Homework 1 asks you to write a program that analyzes written text. The text will come from a file. The kind of analysis I am interested is:
- count the number of words in the text
- count the number of distinct words in the text
- the X most used words and their frequencies (X will be a number supplied by the user)
- the X most used words that are greater than or equal to Y letters and their frequencies (X and Y will be numbers supplied by the user)
- words that are only used X times (X will be a number supplied by the user)
You should convert all characters in each of the words to lowercase letters. When performing your analysis you will strip any character that is not an alphabetic or numeric character from the word. So, if you read in a word that ends a sentence like “character.” you will strip the period and the word will be “character” by itself.

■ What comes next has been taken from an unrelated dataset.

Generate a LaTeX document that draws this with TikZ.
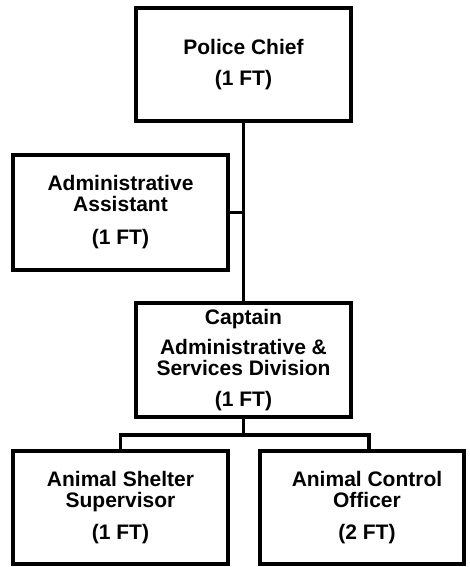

I am attaching two very large files to test the program with (you should begin with a much smaller file to test your program initially):
George Orwell’s 1984 (attached, please use this text document for the project).
These are the things I will be looking for when I am grading the assignment:
- Can you read in and count all the words from the file?
- Is the distinct word count correct?
- Do you strip punctuation and convert each word to lowercase?
- Are the frequencies correct?
- What approach did you take to store data (vectors, arrays, repeats)?
- How efficiently did you search for existing words?
NOTE: Needs to be modular (separate functions for each process. MUST use inFile, vectors, and ABSOLUTELY binary search, this is an absolute requirement.
P.S.: Well written comments is necessary to explain how the program is working.
Project due by 9-9:30pm Chicago time, latest time 10pm Chicago time (the current time is 7:22pm).